Normally I blog about the content of Second Life, but today I had the good fortune to attend a regrettably short meeting hosted by IBM at their Southbank offices in London (Englandland).
In the session IBM aimed to show what they were doing in Second Life, and more importantly, why. The attendees came from a number of Big Name IT consulting companies.
Star of the show was Irving Wladawsky-Berger. I don't intend to explain to you who he is - other than to say he is VP for Technical Innovation, and a prime force behind IBM's involvement in SL and the whole 3D internet thang. I would urge you to look him up on Google. There aren't many Irving Wladawsky-Bergers to the pound! He was ably assisted by Ian Hughes, from IBM Hursley- latterly star of stage, screen and TV... well, he's been on the telly at any rate. Note to my colleagues: he is not the jovial, scouse technical architect we all know.

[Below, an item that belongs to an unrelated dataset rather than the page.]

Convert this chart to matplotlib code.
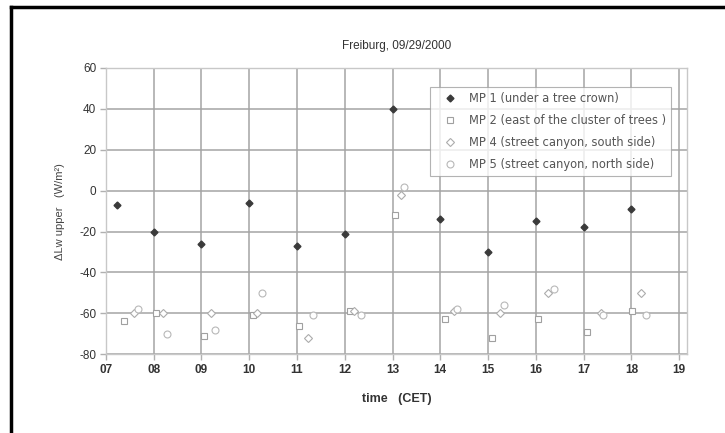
import matplotlib
matplotlib.use("Agg")
import matplotlib.pyplot as plt
from matplotlib.lines import Line2D

plt.rcParams['font.family'] = ['Liberation Sans', 'DejaVu Sans']
plt.rcParams['axes.unicode_minus'] = False

# MP 1 (under a tree crown)
hours_mp1 = [7.23, 8.0, 9.0, 10.0, 11.0, 12.0, 13.0, 14.0, 15.0, 16.0, 17.0, 18.0]
mp1 = [-7, -20, -26, -6, -27, -21, 40, -14, -30, -15, -18, -9]

# MP 2 (east of the cluster of trees)
hours_mp2 = [7.37, 8.04, 9.05, 10.09, 11.04, 12.1, 13.05, 14.09, 15.08, 16.04, 17.08, 18.02]
mp2 = [-64, -60, -71, -61, -66, -59, -12, -63, -72, -63, -69, -59]

# MP 4 (street canyon, south side)
hours_mp4 = [7.59, 8.2, 9.2, 10.17, 11.23, 12.2, 13.17, 14.28, 15.25, 16.25, 17.36, 18.21]
mp4 = [-60, -60, -60, -60, -72, -59, -2, -59, -60, -50, -60, -50]

# MP 5 (street canyon, north side)
hours_mp5 = [7.67, 8.28, 9.29, 10.26, 11.34, 12.34, 13.25, 14.35, 15.34, 16.37, 17.4, 18.31]
mp5 = [-58, -70, -68, -50, -61, -61, 2, -58, -56, -48, -61, -61]

labels = ["MP 1 (under a tree crown)",
          "MP 2 (east of the cluster of trees )",
          "MP 4 (street canyon, south side)",
          "MP 5 (street canyon, north side)"]

xticks = list(range(7, 20))
xticklabels = ["%02d" % h for h in xticks]
yticks = list(range(-80, 61, 20))

fig = plt.figure(figsize=(7.25, 4.33), dpi=100)
ax = fig.add_axes([0.146, 0.182, 0.802, 0.661])

ax.plot(hours_mp1, mp1, linestyle="none", marker="D", ms=3.5, color="#3a3a3a",
        label=labels[0], zorder=3)
ax.plot(hours_mp2, mp2, linestyle="none", marker="s", ms=5, mfc="white",
        mec="#a0a0a0", mew=0.8, label=labels[1], zorder=3)
ax.plot(hours_mp4, mp4, linestyle="none", marker="D", ms=4.5, mfc="white",
        mec="#acacac", mew=0.8, label=labels[2], zorder=3)
ax.plot(hours_mp5, mp5, linestyle="none", marker="o", ms=5, mfc="white",
        mec="#b8b8b8", mew=0.8, label=labels[3], zorder=3)

ax.set_xlim(7, 19.17)
ax.set_ylim(-80, 60)
ax.set_xticks(xticks)
ax.set_xticklabels(xticklabels)
ax.set_yticks(yticks)
ax.grid(True, color="#a4a4a4", linewidth=1.1)
ax.set_axisbelow(True)
for s in ax.spines.values():
    s.set_color("#c8c8c8")
    s.set_linewidth(1.0)
ax.tick_params(axis="both", length=4, width=1, color="#b0b0b0",
               labelsize=8.5, labelcolor="#333333", pad=3)
for t in ax.get_xticklabels():
    t.set_fontweight("bold")

ax.set_title("Freiburg, 09/29/2000", fontsize=8.5, color="#333333", pad=14)
ax.set_xlabel("time   (CET)", fontsize=9, fontweight="bold", color="#333333",
              labelpad=12)
ax.set_ylabel("ΔLw upper   (W/m²)", fontsize=8, color="#444444", labelpad=10)

leg = ax.legend(loc="upper right", bbox_to_anchor=(0.972, 0.934),
                prop={"family": "DejaVu Sans", "size": 8.3},
                frameon=True, fancybox=False, labelspacing=0.77,
                handletextpad=0.3, borderpad=0.45, handlelength=2.6,
                borderaxespad=0)
leg.get_frame().set_edgecolor("#a0a0a0")
leg.get_frame().set_linewidth(0.8)
for t in leg.get_texts():
    t.set_color("#555555")

# outer frame remnants (top and left)
fig.add_artist(Line2D([0.0152, 1.0], [0.984, 0.984], color="black", lw=2.5,
                      transform=fig.transFigure))
fig.add_artist(Line2D([0.0152, 0.0152], [0.0, 0.984], color="black", lw=2.5,
                      transform=fig.transFigure))

fig.savefig("out.png", dpi=100)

I don't think I heard anything today that I did not already know or believe to be true. However, it was most encouraging to hear one's own beliefs replayed back... and IBM were able to back up their assertions with worked examples. If there is a clamour from the floor, I will trot out these beliefs for your scrutiny and/or ridicule. But if I were to start now, I'd probably still be typing in 6 hours time - and I'd never get this blog entry published.

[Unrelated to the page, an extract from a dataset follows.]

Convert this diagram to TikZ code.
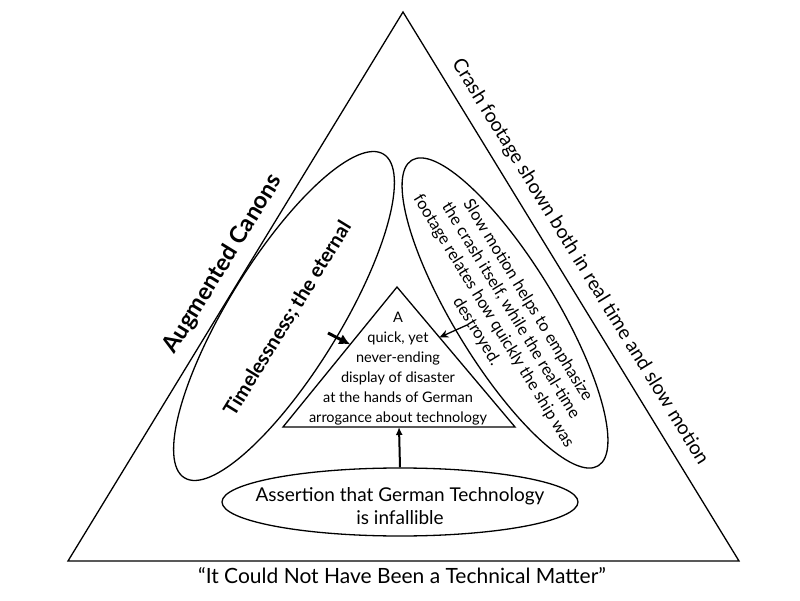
\documentclass[tikz,border=0pt]{standalone}
\usepackage{fontspec}
\setmainfont{Lato}
\usetikzlibrary{shapes.geometric,arrows.meta,positioning,calc}

\begin{document}
\begin{tikzpicture}[x=1pt, y=1pt, line width=1.3pt,
        oval/.style={ellipse, draw, inner sep=0pt},
        txt/.style={align=center, inner sep=0pt}]
        \useasboundingbox (0,0) rectangle (800,600);

        % outer triangle
        \coordinate (top) at (403,588);
        \coordinate (left) at (68,39);
        \coordinate (right) at (739,39);
        \draw (top) -- (left) -- (right) -- cycle;

        % inner triangle
        \coordinate (itop) at (397,313);
        \coordinate (ileft) at (283,173);
        \coordinate (iright) at (515,173);
        \draw (itop) -- (ileft) -- (iright) -- cycle;
        \node (core) [txt, font=\fontsize{14.5}{20}\selectfont] at (398,231) {A\\quick, yet\\never-ending\\display of disaster\\at the hands of German\\arrogance about technology};

        % ellipses
        \node (timeless) [oval, minimum width=380pt, minimum height=112pt, rotate=58.4] at (284,284) {};
        \node (slowmo) [oval, minimum width=358pt, minimum height=102pt, rotate=-58.6] at (505,287) {};
        \node (assert) [oval, minimum width=356pt, minimum height=68pt] at (400,98) {};

        \node [txt, rotate=58.4, font=\bfseries\fontsize{20}{22}\selectfont] at (288,281) {Timelessness; the eternal};
        \node [txt, rotate=-58.6, font=\fontsize{16.5}{20}\selectfont] at (502,284) {Slow motion helps to emphasize\\the crash itself, while the real-time\\footage relates how quickly the ship was\\destroyed.};
        \node [txt, font=\fontsize{19}{23}\selectfont] at (400,94) {Assertion that German Technology\\is infallible};

        % side labels
        \node (canons) [txt, rotate=58.4, font=\bfseries\fontsize{23.5}{26}\selectfont] at (223,336) {Augmented Canons};
        \node (crash) [txt, rotate=-58.4, font=\fontsize{19.5}{22}\selectfont] at (580,338) {Crash footage shown both in real time and slow motion};
        \node (matter) [txt, font=\fontsize{21}{24}\selectfont] at (402,24) {``It Could Not Have Been a Technical Matter''};

        % arrows
        \coordinate (ltail) at (328,267);
        \coordinate (rtail) at (467,275);
        \coordinate (ibase) at ($(ileft)!0.5!(iright)$);
        \draw[-{Latex[length=11pt,width=11pt]}, line width=3pt] (ltail) -- ($(ileft)!0.59!(itop)$);
        \draw[-{Stealth[length=9pt,width=8pt]}, line width=1.3pt] (rtail) -- ($(iright)!0.64!(itop)$);
        \draw[-{Latex[length=8pt,width=7pt]}, line width=2pt] (assert.north) -- (ibase);
\end{tikzpicture}
\end{document}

Not everything in the presentation was exactly on the money, though, and I would offer the following observations to IBM - and anyone else hosting events showing real-time use of SL:
- Make sure you have machines capable of handling the graphics demands. The IBM laptops were struggling at a time of day when concurrency should have been low. A big old desktop with a decent graphics card might have been more suitable.
- Try to avoid the "flying about and changing appearance" examples. Everyone seems to fall for it (and I'm sure I'd be no exception) - but it does encourage the view that it is a game.
- Focus on showing the stuff that will be of interest to your attendees (and use a cache big enough to reduce the rezzing time, if this means flitting about a bit). Some of today's presentation got a bit "bitty" and confusing towards the end. I could recognise it all, but for a complete noob it would look like gobbledigook.
- If possible, think of a few "try this at home" examples that people can take away and... ummm... try at home.
Despite these criticisms/observations, it was a really useful session - especially for those who had not been exposed to the full potential of SL before.